« Je ne suis pas vraiment certain de jouer avec les couleurs les plus sombres de ma voix, du moins de manière consciente. La musique et sa tonalité propre sont mes guides en la matière. Ces couleurs sombres – que vous entendez, qui sont les miennes – ne sont pas toujours de mon fait. Par exemple dans le Wanderer du Schubert ou l’Abendstern, ce n’est pas tant une question de tessiture, mais de développement naturel de la ligne ; ces deux exemples appellent la clarté, car l’oeuvre est en quête de clarté, c’est comme si on entendait Goethe dire « lumières ! lumières ! »
« A contrario, dans une oeuvre comme la Quatorzième symphonie de Chostakovitch, dont la tonalité est pour le moins lugubre, il faut trouver une couleur adéquate, une couleur de chair et de sang, que le son adopte ce caractère. La musique appelle parfois la pire laideur, le dégoût ou l’agressivité augmentées de caractéristiques qui pourraient sembler paradoxales, comme la beauté et la douceur. C’est là que le colorisme devient topique : rien n’est le fait de ma création, tout vient de la partition. »

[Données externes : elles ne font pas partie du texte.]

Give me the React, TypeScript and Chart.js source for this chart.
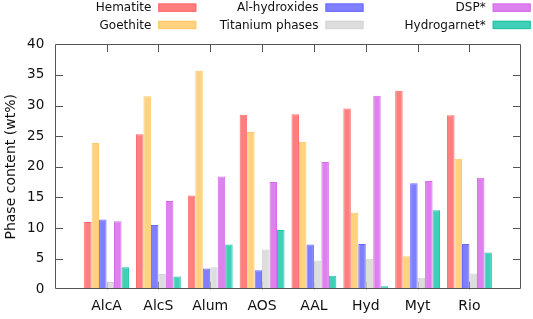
import React, { useEffect, useRef } from "react";
import { Chart, registerables } from "chart.js";

Chart.register(...registerables);

const categories = ["AlcA", "AlcS", "Alum", "AOS", "AAL", "Hyd", "Myt", "Rio"];
const seriesNames = ["Hematite", "Goethite", "Al-hydroxides", "Titanium phases", "DSP*", "Hydrogarnet*"];
const hematite = [11.0, 25.3, 15.3, 28.5, 28.6, 29.5, 32.4, 28.4];
const goethite = [23.9, 31.5, 35.7, 25.7, 24.1, 12.5, 5.4, 21.3];
const alHydroxides = [11.4, 10.5, 3.4, 3.1, 7.3, 7.4, 17.3, 7.4];
const titaniumPhases = [1.2, 2.5, 3.6, 6.5, 4.7, 5.0, 1.9, 2.6];
const dsp = [11.1, 14.4, 18.4, 17.5, 20.8, 31.6, 17.7, 18.2];
const hydrogarnet = [3.6, 2.1, 7.3, 9.7, 2.2, 0.5, 12.9, 6.0];
const yTicks = [0, 5, 10, 15, 20, 25, 30, 35, 40];

const fills = ["#FF7F7F", "#FFD27F", "#7F7FFF", "#DDDDDD", "#DF80EF", "#40D0B8"];
const borders = ["#FF6A6A", "#FFC868", "#6A6AFF", "#D2D2D2", "#D56AEA", "#22C2A6"];

const FONT = "'DejaVu Sans', Verdana, sans-serif";

const framePlugin = {
  id: "frame",
  beforeDatasetsDraw(chart: any) {
    const { ctx, chartArea } = chart;
    const x = chart.scales.x;
    ctx.save();
    ctx.strokeStyle = "#555555";
    ctx.lineWidth = 1;
    ctx.beginPath();
    for (let i = 1; i <= categories.length; i++) {
      const px = Math.round(x.getPixelForValue(i)) + 0.5;
      ctx.moveTo(px, chartArea.bottom);
      ctx.lineTo(px, chartArea.bottom - 7.5);
    }
    ctx.stroke();
    ctx.restore();
  },
  afterDatasetsDraw(chart: any) {
    const { ctx, chartArea } = chart;
    const x = chart.scales.x;
    const y = chart.scales.y;
    const L = Math.round(chartArea.left) + 0.5;
    const R = Math.round(chartArea.right) - 0.5;
    const T = Math.round(chartArea.top) + 0.5;
    const B = Math.round(chartArea.bottom) - 0.5;
    ctx.save();
    ctx.strokeStyle = "#555555";
    ctx.lineWidth = 1;
    ctx.beginPath();
    for (let i = 1; i <= categories.length; i++) {
      const px = Math.round(x.getPixelForValue(i)) + 0.5;
      ctx.moveTo(px, T);
      ctx.lineTo(px, T + 7.5);
    }
    yTicks.slice(1, -1).forEach((v) => {
      const py = Math.round(y.getPixelForValue(v)) + 0.5;
      ctx.moveTo(L, py);
      ctx.lineTo(L + 7.5, py);
      ctx.moveTo(R, py);
      ctx.lineTo(R - 7.5, py);
    });
    ctx.stroke();
    ctx.beginPath();
    ctx.rect(L, T, R - L, B - T);
    ctx.stroke();
    ctx.restore();
  },
  afterDraw(chart: any) {
    const { ctx } = chart;
    ctx.save();
    ctx.font = `12px ${FONT}`;
    ctx.textAlign = "right";
    ctx.textBaseline = "alphabetic";
    chart.data.datasets.forEach((ds: any, i: number) => {
      const col = Math.floor(i / 2);
      const row = i % 2;
      const sx = 158.3 + col * 167.2;
      const sy = 3.5 + row * 17.3;
      ctx.fillStyle = ds.backgroundColor;
      ctx.fillRect(sx, sy, 38, 8.3);
      ctx.strokeStyle = ds.borderColor;
      ctx.lineWidth = 1;
      ctx.strokeRect(sx + 0.5, sy + 0.5, 37, 7.3);
      ctx.fillStyle = "#111111";
      ctx.fillText(ds.label, sx - 7, 11.3 + row * 17.3);
    });
    ctx.restore();
  },
};

const seriesData = [hematite, goethite, alHydroxides, titaniumPhases, dsp, hydrogarnet];

export default function App() {
  const ref = useRef<HTMLCanvasElement | null>(null);
  useEffect(() => {
    if (!ref.current) return;
    const chart = new Chart(ref.current, {
      type: "bar",
      data: {
        labels: ["", ...categories, ""],
        datasets: seriesData.map((d, i) => ({
          label: seriesNames[i],
          data: [null, ...d, null],
          backgroundColor: fills[i],
          borderColor: borders[i],
          borderWidth: 1,
          borderSkipped: "start",
          categoryPercentage: 0.865,
          barPercentage: 1,
        })),
      },
      options: {
        responsive: false,
        animation: false,
        devicePixelRatio: 1,
        layout: { padding: { top: 44.3, right: 11.7, left: 0, bottom: 0 } },
        plugins: { legend: { display: false }, tooltip: { enabled: false } },
        scales: {
          x: {
            type: "category",
            offset: false,
            grid: { display: false, drawTicks: false },
            border: { display: false },
            ticks: {
              autoSkip: false,
              maxRotation: 0,
              padding: 9,
              color: "#111111",
              font: { family: FONT, size: 14 },
            },
            afterFit(scale: any) {
              scale.height = 29.7;
            },
          },
          y: {
            min: 0,
            max: 40,
            grid: { display: false, drawTicks: false },
            border: { display: false },
            ticks: {
              stepSize: 5,
              padding: 10.4,
              color: "#111111",
              font: { family: FONT, size: 13.5 },
            },
            title: {
              display: true,
              text: "Phase content (wt%)",
              color: "#111111",
              font: { family: FONT, size: 14 },
              padding: { top: 3, bottom: 0 },
            },
            afterFit(scale: any) {
              scale.width = 54.7;
            },
          },
        },
      },
      plugins: [framePlugin],
    });
    return () => chart.destroy();
  }, []);
  return (
    <div style={{ position: "absolute", left: 0, top: 0, width: 533, height: 319, background: "#fff" }}>
      <canvas ref={ref} width={533} height={319} />
    </div>
  );
}
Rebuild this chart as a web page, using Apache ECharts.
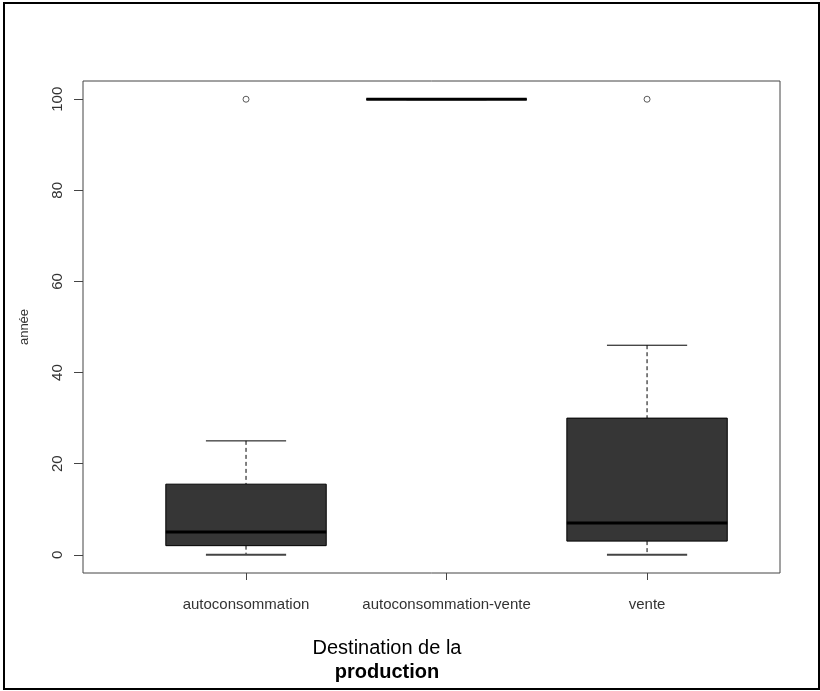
<!DOCTYPE html>
<html>
<head>
<meta charset="utf-8">
<script src="https://cdn.jsdelivr.net/npm/echarts@6/dist/echarts.min.js"></script>
<style>
html,body{margin:0;padding:0;background:#fff;}
#main{width:820px;height:691px;}
</style>
</head>
<body>
<div id="main"></div>
<script>
// ---- data ----
var categories = ['autoconsommation', 'autoconsommation-vente', 'vente'];
var whiskerLow = [0, 100, 0];
var q1 = [2, 100, 3];
var median = [5, 100, 7];
var q3 = [15.5, 100, 30];
var whiskerHigh = [25, 100, 46];
var outlierGroup = [1, 3];
var outlierValue = [100, 100];
var yTicks = [0, 20, 40, 60, 80, 100];
var xTicks = [1, 2, 3];

var boxData = categories.map(function (c, i) {
  return [i + 1, whiskerLow[i], q1[i], median[i], q3[i], whiskerHigh[i]];
});
var outlierData = outlierGroup.map(function (g, i) { return [g, outlierValue[i]]; });

var chart = echarts.init(document.getElementById('main'), null, {renderer: 'canvas'});
var FONT = 'Liberation Sans, Arial, sans-serif';

function renderBox(params, api) {
  var x = api.value(0);
  var lo = api.value(1), b1 = api.value(2), md = api.value(3), b3 = api.value(4), hi = api.value(5);
  var half = 0.4, capHalf = 0.2;
  var pHi = api.coord([x, hi]), pB3 = api.coord([x, b3]), pB1 = api.coord([x, b1]), pLo = api.coord([x, lo]);
  var boxL = api.coord([x - half, b3])[0], boxR = api.coord([x + half, b3])[0];
  var capL = api.coord([x - capHalf, hi])[0], capR = api.coord([x + capHalf, hi])[0];
  var pMd = api.coord([x, md]);
  var dashStyle = {stroke: '#000', lineWidth: 1, lineDash: [4, 3]};
  var solid = {stroke: '#000', lineWidth: 1};
  return {
    type: 'group',
    children: [
      {type: 'line', shape: {x1: pHi[0], y1: pHi[1], x2: pB3[0], y2: pB3[1]}, style: dashStyle},
      {type: 'line', shape: {x1: pB1[0], y1: pB1[1], x2: pLo[0], y2: pLo[1]}, style: dashStyle},
      {type: 'line', shape: {x1: capL, y1: pHi[1], x2: capR, y2: pHi[1]}, style: solid},
      {type: 'line', shape: {x1: capL, y1: pLo[1], x2: capR, y2: pLo[1]}, style: {stroke: '#444', lineWidth: 2}},
      {type: 'rect', shape: {x: boxL, y: pB3[1], width: boxR - boxL, height: pB1[1] - pB3[1]},
        style: {fill: '#363636', stroke: '#000', lineWidth: 1}},
      {type: 'line', shape: {x1: boxL, y1: pMd[1], x2: boxR, y2: pMd[1]}, style: {stroke: '#000', lineWidth: 3}}
    ]
  };
}

var option = {
  animation: false,
  backgroundColor: '#fff',
  grid: {left: 83, right: 40, top: 81, bottom: 118, show: true, borderColor: '#444', borderWidth: 1, backgroundColor: 'transparent'},
  xAxis: {
    type: 'value', min: 0.187, max: 3.663,
    axisLine: {show: false, onZero: false},
    splitLine: {show: false},
    axisTick: {show: true, inside: false, length: 7, customValues: xTicks, lineStyle: {color: '#444'}},
    axisLabel: {show: true, customValues: xTicks, margin: 24, color: '#333', fontFamily: FONT, fontSize: 15,
      formatter: function (v) { return categories[Math.round(v) - 1]; }}
  },
  yAxis: {
    type: 'value', min: -4, max: 104,
    name: 'année', nameLocation: 'middle', nameRotate: 90, nameGap: 52,
    nameTextStyle: {color: '#333', fontFamily: FONT, fontSize: 13},
    axisLine: {show: false, onZero: false},
    splitLine: {show: false},
    axisTick: {show: true, inside: false, length: 9, customValues: yTicks, lineStyle: {color: '#444'}},
    axisLabel: {show: true, customValues: yTicks, rotate: 90, margin: 18, color: '#333', fontFamily: FONT, fontSize: 15}
  },
  series: [
    {type: 'custom', renderItem: renderBox, data: boxData, encode: {x: 0, y: [1, 2, 3, 4, 5]}, z: 2},
    {type: 'scatter', data: outlierData, symbol: 'circle', symbolSize: 6,
      itemStyle: {color: '#fff', borderColor: '#333', borderWidth: 1}, z: 3}
  ],
  graphic: [
    {type: 'rect', shape: {x: 4, y: 3, width: 815, height: 686}, style: {fill: 'none', stroke: '#000', lineWidth: 2}, z: 10},
    {type: 'text', x: 387, y: 660, style: {
      text: '{a|Destination de la}\n{b|production}', align: 'center', verticalAlign: 'middle',
      rich: {
        a: {fontFamily: FONT, fontSize: 20, color: '#000', lineHeight: 24},
        b: {fontFamily: FONT, fontSize: 20, fontWeight: 'bold', color: '#000', lineHeight: 24}
      }
    }, z: 10}
  ]
};
chart.setOption(option);
</script>
</body>
</html>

« La voix et ses couleurs naissent dans la partition ; dans le cas de cette oeuvre de Chostakovitch, on pourrait dire que le brun est la couleur prédominante auquel se mêle un bleu très foncé et un noir absolu. Mais ce n’est pas parce que, comme un peintre, j’ai préparé ma palette avant d’entrer dans le studio, mais parce que toutes ces informations, mon inconscient les a trouvées dans les notes et dans le texte ».